Ces dernières années, les élections ont rendu pleinement visible le mal-être d’une partie de nos concitoyens dont les votes se sont largement portés sur les partis d’extrême droite. Les explications de cette situation sont nombreuses. Selon certains auteurs, nombre de ces électeurs seraient racistes, et ne supporteraient pas ou plus celles et ceux qui ne sont pas comme eux et les empêchent d’être « chez eux ». Ce racisme est supposé recouvrir toute une gamme d’opinions diversifiées, allant de la pure haine de celles et ceux qui sont différents au rejet de pratiques culturelles et religieuses qui semblent incompatibles avec les valeurs occidentales.
D’autres analystes ont tenté d’expliquer la montée de cette vague populiste en pointant l’usage pervers des réseaux sociaux : des entrepreneurs culturels, capables de surfer habilement sur la rage des électeurs potentiels, souffleraient sur les braises des passions tristes.

Non exclusives l’une de l’autre, ces justifications convaincantes ont pour point commun de relativiser les racines de la colère, c’est-à-dire les situations concrètes qui forment le terreau de l’exaspération dont profitent les démagogues en tout genre comme on l’a vu précisément lors de la campagne électorale américaine récente. L’élection de Donald Trump en novembre 2024 a prouvé que les questions du travail et de l’emploi sont centrales. C’est précisément sur celles-ci que je voudrais insister dans les pages qui suivent. L’état de rage est rarement spontané et n’advient la plupart du temps que pour des raisons ou dans des situations précises. Je reviens donc, dans les réflexions que l’on va lire, sur les causes du sentiment de dégradation des conditions de vie que disent éprouver nos concitoyens, et sur les changements économiques, sociaux et politiques concrets qui sont à son origine. Je pointe notamment l’importance du basculement idéologique qui s’est opéré dans les années 1980.

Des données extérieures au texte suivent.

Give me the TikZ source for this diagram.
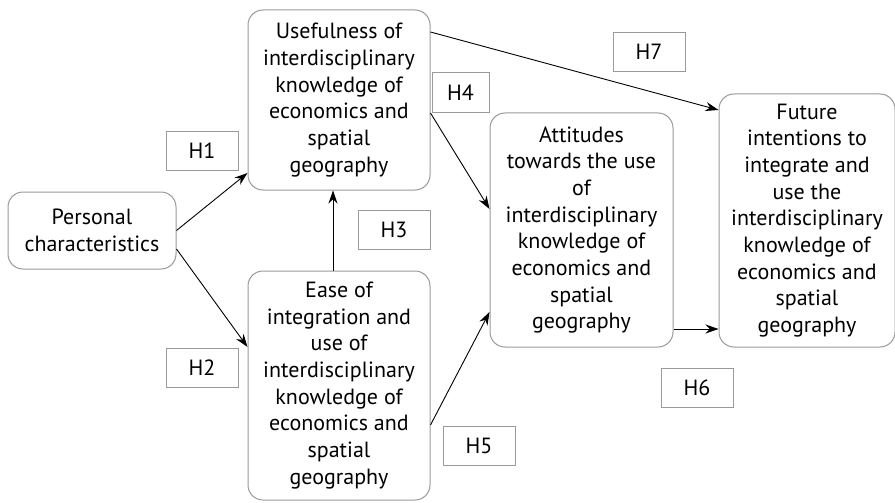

L’un des changements majeurs est la globalisation des économies. L’expansion illimitée de la notion de compétitivité dans le discours politique à partir des années 1980, l’appel à la responsabilité individuelle et aux devoirs plus qu’à la solidarité et aux droits, la stigmatisation des chômeurs vus comme des fraudeurs ou des paresseux, la reconsidération des protections et des règles comme des entraves, ont émaillé le processus de remise en cause de l’État-providence en Occident tout au long des quarante dernières années.